---------- Material for the task ----------
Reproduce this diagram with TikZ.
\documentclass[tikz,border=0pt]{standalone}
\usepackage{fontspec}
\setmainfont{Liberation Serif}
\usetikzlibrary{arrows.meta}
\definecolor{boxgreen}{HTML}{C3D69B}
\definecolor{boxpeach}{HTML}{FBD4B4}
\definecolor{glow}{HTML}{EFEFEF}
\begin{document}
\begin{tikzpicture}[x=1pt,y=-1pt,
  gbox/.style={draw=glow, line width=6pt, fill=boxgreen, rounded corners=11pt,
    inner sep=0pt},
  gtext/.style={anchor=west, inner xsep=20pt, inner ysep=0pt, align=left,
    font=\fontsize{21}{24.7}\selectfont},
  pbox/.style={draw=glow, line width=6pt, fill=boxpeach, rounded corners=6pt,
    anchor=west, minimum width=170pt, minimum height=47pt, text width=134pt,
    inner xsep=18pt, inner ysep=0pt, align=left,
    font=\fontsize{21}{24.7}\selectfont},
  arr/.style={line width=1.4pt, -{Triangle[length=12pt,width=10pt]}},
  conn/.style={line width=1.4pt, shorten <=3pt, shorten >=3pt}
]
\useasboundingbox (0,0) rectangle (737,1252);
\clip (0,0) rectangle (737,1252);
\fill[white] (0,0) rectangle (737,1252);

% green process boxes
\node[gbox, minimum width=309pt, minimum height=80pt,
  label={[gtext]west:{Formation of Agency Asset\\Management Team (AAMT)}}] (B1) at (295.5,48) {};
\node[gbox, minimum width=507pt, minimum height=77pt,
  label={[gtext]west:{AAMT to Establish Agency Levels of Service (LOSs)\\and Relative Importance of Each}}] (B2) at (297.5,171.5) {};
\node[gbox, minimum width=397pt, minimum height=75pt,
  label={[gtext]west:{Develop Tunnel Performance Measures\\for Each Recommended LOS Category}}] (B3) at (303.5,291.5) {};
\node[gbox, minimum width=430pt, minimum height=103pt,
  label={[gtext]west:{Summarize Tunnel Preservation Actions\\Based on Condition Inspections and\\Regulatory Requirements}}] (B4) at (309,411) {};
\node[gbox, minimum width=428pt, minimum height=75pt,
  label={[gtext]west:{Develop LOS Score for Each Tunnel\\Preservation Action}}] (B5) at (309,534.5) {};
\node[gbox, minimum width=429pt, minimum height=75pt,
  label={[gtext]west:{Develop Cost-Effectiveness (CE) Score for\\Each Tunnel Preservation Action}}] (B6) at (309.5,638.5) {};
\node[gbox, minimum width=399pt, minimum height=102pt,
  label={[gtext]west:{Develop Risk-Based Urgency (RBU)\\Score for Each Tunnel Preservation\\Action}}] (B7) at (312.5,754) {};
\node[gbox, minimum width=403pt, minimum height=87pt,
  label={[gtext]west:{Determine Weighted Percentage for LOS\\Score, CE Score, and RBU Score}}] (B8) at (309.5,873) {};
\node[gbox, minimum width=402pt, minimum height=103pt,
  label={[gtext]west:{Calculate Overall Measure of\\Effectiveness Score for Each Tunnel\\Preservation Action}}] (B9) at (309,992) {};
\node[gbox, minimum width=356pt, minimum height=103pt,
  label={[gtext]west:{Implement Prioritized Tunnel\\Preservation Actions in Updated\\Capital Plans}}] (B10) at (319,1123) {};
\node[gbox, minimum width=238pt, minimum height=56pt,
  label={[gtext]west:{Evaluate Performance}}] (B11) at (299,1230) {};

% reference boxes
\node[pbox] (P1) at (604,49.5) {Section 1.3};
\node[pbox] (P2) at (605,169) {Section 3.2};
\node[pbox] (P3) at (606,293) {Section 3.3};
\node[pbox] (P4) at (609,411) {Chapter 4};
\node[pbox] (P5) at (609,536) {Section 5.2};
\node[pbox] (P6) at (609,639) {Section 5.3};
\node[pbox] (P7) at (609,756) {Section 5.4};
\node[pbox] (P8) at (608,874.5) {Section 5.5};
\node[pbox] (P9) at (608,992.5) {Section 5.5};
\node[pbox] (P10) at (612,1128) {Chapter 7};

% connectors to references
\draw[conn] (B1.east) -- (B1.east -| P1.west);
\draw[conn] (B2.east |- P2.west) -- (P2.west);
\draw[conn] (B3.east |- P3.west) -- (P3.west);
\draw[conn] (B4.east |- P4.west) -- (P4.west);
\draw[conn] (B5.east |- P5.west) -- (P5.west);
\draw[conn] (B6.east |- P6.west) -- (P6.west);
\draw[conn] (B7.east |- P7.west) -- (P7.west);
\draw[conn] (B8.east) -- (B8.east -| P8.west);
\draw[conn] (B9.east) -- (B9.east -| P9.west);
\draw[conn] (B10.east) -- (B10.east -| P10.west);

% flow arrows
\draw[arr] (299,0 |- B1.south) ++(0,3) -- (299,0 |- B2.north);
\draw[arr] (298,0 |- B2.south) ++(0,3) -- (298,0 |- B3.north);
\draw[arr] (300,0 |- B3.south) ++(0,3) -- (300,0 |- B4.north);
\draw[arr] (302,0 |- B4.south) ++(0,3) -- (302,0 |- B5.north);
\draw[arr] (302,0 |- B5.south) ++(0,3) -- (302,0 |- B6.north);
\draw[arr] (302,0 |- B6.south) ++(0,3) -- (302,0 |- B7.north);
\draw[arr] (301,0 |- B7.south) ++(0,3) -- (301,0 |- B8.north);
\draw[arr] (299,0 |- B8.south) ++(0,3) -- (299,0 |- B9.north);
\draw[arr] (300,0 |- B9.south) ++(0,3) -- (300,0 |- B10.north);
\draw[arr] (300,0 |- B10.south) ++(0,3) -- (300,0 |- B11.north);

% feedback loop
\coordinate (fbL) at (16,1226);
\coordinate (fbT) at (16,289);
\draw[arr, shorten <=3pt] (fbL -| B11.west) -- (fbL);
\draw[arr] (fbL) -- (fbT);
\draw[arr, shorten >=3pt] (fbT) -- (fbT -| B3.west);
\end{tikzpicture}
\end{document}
----------
---------- Material for the task ----------
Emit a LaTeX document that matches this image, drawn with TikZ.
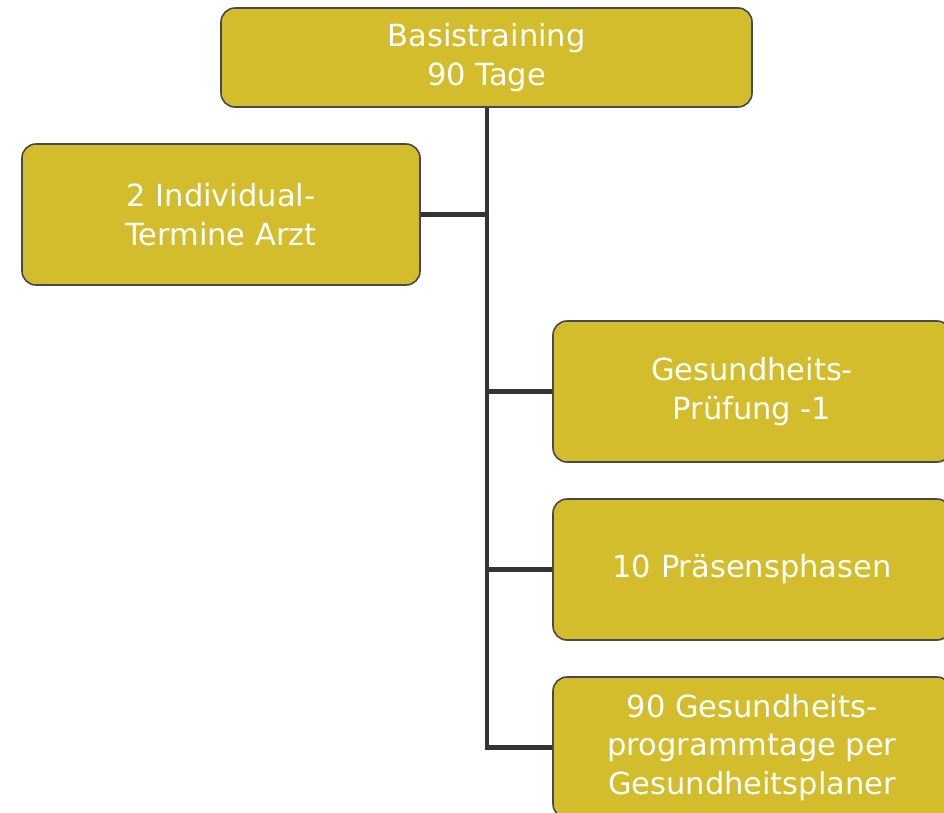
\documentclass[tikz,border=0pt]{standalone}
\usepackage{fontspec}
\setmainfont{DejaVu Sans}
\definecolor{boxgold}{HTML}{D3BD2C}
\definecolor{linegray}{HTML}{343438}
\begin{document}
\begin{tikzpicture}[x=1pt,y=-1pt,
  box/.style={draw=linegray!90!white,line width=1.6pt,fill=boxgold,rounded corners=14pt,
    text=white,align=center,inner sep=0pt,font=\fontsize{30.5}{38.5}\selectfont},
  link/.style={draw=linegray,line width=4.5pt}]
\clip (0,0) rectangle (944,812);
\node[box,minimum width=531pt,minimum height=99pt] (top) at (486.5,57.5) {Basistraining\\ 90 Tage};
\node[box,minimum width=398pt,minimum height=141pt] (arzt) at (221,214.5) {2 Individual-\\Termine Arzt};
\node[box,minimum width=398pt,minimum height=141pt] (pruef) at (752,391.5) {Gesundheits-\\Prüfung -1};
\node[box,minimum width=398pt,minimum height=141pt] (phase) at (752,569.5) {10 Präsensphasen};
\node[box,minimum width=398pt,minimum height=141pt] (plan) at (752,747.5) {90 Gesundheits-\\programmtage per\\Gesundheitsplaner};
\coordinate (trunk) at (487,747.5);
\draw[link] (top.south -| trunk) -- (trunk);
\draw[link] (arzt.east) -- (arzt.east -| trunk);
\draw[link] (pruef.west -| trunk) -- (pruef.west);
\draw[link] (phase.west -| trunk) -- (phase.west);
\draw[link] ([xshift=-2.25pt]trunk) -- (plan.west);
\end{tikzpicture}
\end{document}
----------
---------- Material for the task ----------
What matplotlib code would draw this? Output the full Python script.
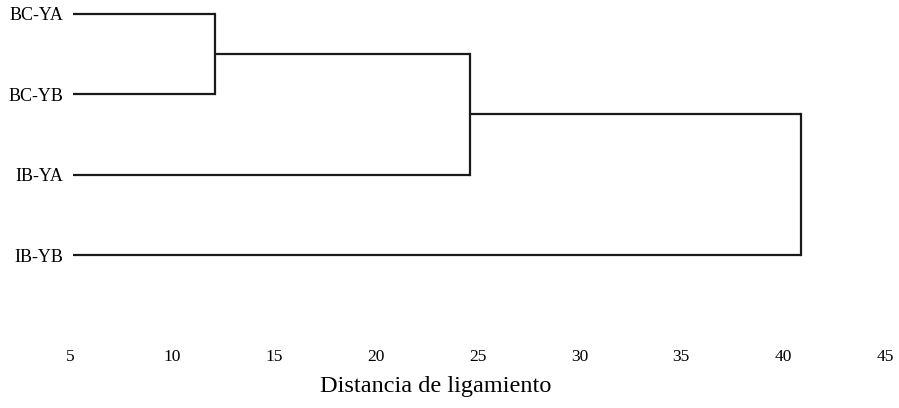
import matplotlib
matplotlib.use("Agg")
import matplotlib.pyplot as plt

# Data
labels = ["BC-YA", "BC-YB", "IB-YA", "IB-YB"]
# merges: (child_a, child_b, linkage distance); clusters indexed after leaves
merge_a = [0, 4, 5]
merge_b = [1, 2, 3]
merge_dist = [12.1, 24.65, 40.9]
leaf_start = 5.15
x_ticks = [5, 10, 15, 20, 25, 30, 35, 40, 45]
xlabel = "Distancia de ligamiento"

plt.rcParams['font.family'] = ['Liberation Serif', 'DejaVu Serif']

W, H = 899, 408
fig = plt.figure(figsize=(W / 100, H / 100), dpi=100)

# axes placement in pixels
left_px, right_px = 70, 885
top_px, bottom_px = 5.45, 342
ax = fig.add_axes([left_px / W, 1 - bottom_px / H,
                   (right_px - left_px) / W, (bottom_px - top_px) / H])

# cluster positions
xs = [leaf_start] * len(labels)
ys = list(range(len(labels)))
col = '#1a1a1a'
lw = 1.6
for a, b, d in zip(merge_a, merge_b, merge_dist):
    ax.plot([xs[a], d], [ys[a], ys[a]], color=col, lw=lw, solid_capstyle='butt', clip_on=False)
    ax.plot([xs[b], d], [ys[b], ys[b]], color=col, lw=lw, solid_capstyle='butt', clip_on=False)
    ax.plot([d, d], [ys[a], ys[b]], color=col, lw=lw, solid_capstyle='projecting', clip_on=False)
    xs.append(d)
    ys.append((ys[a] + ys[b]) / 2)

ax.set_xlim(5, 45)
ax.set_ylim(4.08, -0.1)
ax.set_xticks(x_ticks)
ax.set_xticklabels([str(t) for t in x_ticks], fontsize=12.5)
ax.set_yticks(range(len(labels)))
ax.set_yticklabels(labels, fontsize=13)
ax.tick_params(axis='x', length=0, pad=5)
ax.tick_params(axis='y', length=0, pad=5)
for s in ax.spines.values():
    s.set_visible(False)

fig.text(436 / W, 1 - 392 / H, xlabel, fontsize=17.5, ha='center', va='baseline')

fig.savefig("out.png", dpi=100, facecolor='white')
----------
Requirement: Look through the listing above. Pick out each line with "matplotlib" and copy it.

Result of the task:
What matplotlib code would draw this? Output the full Python script.
import matplotlib
matplotlib.use("Agg")
import matplotlib.pyplot as plt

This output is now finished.